Your Guide to Exploring Pulsars at Home
So, how can you use NASA’s resources to explore these cosmic lighthouses yourself? While there isn't a single public-facing 'Lighthouse Pulsar Map' to click through, NASA provides a galaxy's worth of data and visualizations. A great place to start is the official NASA Science website, which features detailed explainers and the latest news on pulsar discoveries. For a more visual journey, NASA's Goddard Space Flight Center Scientific Visualization Studio offers stunning animations based on real data from telescopes like Fermi and NICER, which show how pulsars emit gamma-rays and X-rays. These visualizations often illustrate the lighthouse effect and even show maps of pulsar hotspots. Furthermore, exploring the websites for missions like the Chandra X-ray Observatory and IXPE will give you access to the raw images and data analyses that scientists use, often accompanied by articles that break down what it all means.
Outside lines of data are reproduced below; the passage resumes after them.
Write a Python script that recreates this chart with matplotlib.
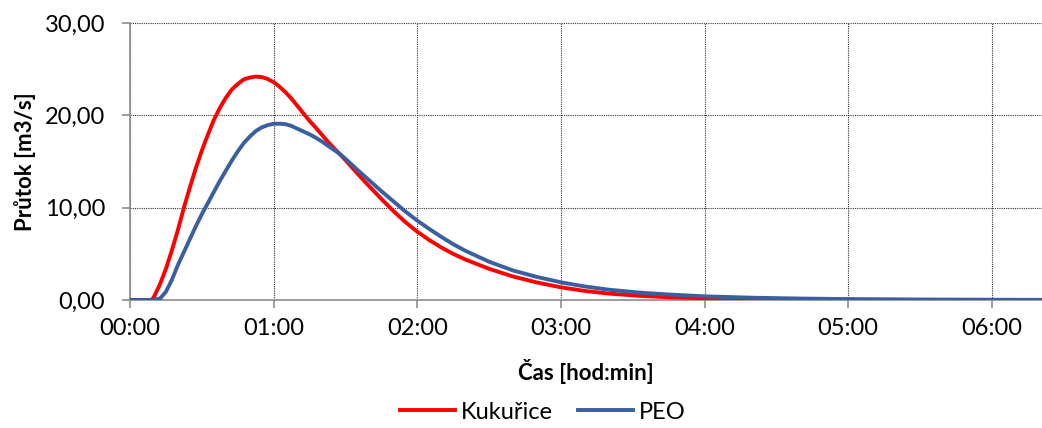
import matplotlib.pyplot as plt
from matplotlib.ticker import FuncFormatter, MultipleLocator

# time in minutes from start
minutes = [0, 5, 9, 10, 12.5, 15, 17.5, 20, 22.5, 25, 27.5, 30, 32.5, 35, 37.5, 40, 42.5,
           45, 47.5, 50, 52.5, 55, 57.5, 60, 62.5, 65, 67.5, 70, 72.5, 75, 77.5, 80, 82.5,
           85, 87.5, 90, 95, 100, 105, 110, 115, 120, 125, 130, 135, 140, 150, 160, 170,
           180, 190, 200, 213, 225, 240, 260, 280, 300, 330, 360, 381]

kukurice = [0, 0, 0, 0.35, 1.7, 3.4, 5.4, 7.6, 10.0, 12.2, 14.3, 16.2, 17.9, 19.5, 20.8,
            21.9, 22.8, 23.4, 23.9, 24.1, 24.2, 24.15, 23.95, 23.6, 23.1, 22.5, 21.8, 21.0,
            20.2, 19.4, 18.7, 17.95, 17.2, 16.5, 15.85, 15.15, 13.7, 12.3, 10.95, 9.65,
            8.45, 7.4, 6.5, 5.7, 5.0, 4.4, 3.38, 2.55, 1.9, 1.38, 0.98, 0.7, 0.45, 0.3,
            0.2, 0.11, 0.06, 0.035, 0.02, 0.01, 0]

peo = [0, 0, 0, 0, 0.15, 0.9, 2.2, 3.8, 5.2, 6.6, 8.0, 9.3, 10.5, 11.7, 12.9, 14.0, 15.1,
       16.1, 17.0, 17.7, 18.3, 18.7, 18.95, 19.1, 19.1, 19.05, 18.85, 18.55, 18.25, 17.95,
       17.6, 17.2, 16.75, 16.3, 15.85, 15.3, 14.1, 12.95, 11.8, 10.7, 9.6, 8.6, 7.7, 6.85,
       6.05, 5.35, 4.15, 3.2, 2.5, 1.92, 1.47, 1.12, 0.8, 0.6, 0.4, 0.25, 0.16, 0.1, 0.05,
       0.03, 0.02]

plt.rcParams['font.family'] = ['Lato', 'DejaVu Sans']

fig = plt.figure(figsize=(10.42, 4.28), dpi=100)
ax = fig.add_axes([0.1248, 0.299, 0.8752, 0.647])

ax.plot(minutes, kukurice, color='#FF0000', lw=2.8, label='Kukuřice', zorder=3,
        solid_joinstyle='round')
ax.plot(minutes, peo, color='#3A5FA0', lw=2.8, label='PEO', zorder=3,
        solid_joinstyle='round')

ax.set_xlim(0, 381)
ax.set_ylim(0, 30)
ax.xaxis.set_major_locator(MultipleLocator(60))
ax.yaxis.set_major_locator(MultipleLocator(10))
ax.xaxis.set_major_formatter(FuncFormatter(lambda v, p: f"{int(v) // 60:02d}:{int(v) % 60:02d}"))
ax.yaxis.set_major_formatter(FuncFormatter(lambda v, p: f"{v:.2f}".replace('.', ',')))

ax.grid(True, color='#333333', linestyle=(0, (1, 1)), linewidth=0.8, zorder=0)
for s in ['top', 'right']:
    ax.spines[s].set_visible(False)
for s in ['left', 'bottom']:
    ax.spines[s].set_color('#8c8c8c')
    ax.spines[s].set_linewidth(1.2)
ax.tick_params(axis='both', colors='#8c8c8c', length=6, width=1.2, labelsize=17,
               labelcolor='black')
ax.tick_params(axis='y', pad=12)
ax.tick_params(axis='x', pad=7)

ax.set_ylabel('Průtok [m3/s]', fontsize=16, fontweight='bold', labelpad=6)
ax.set_xlabel('Čas [hod:min]', fontsize=16, fontweight='bold', labelpad=14)

fig.legend(loc='center', bbox_to_anchor=(0.521, 0.037), ncol=2, frameon=False,
           fontsize=17, handlelength=2.3, columnspacing=1.1, handletextpad=0.25)

fig.savefig('out.png', dpi=100)
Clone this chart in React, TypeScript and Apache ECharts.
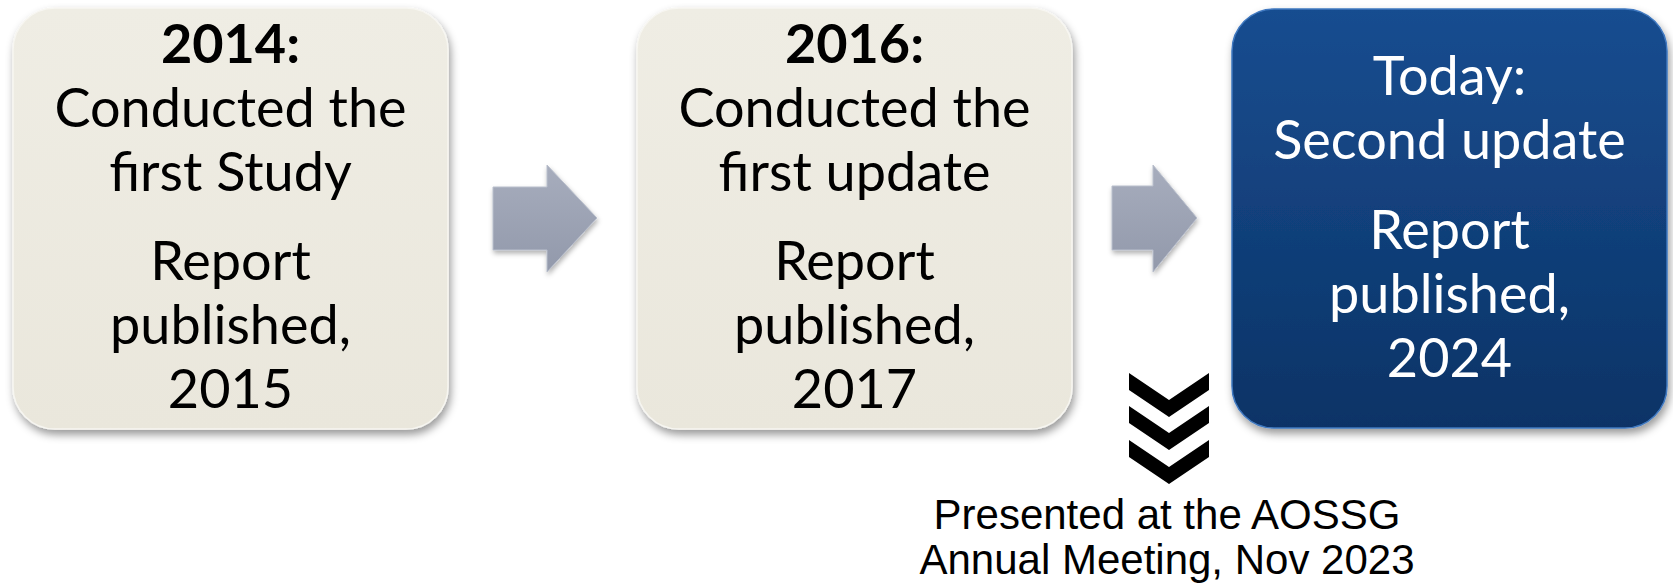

What You Learn from the Data
By engaging with these resources, you can learn about more than just blinking stars. Pulsars are natural laboratories for studying physics under conditions that are impossible to replicate on Earth. The data from these objects help scientists test Albert Einstein's theory of general relativity, understand the state of ultra-dense matter, and learn how magnetic fields behave at unimaginable strengths. The timing of pulsar signals is so precise that they can be used to detect gravitational waves rippling through spacetime. Each dataset, image, and animation is a piece of a grander map—one that charts the frontiers of human knowledge and our understanding of the universe's most extreme inhabitants.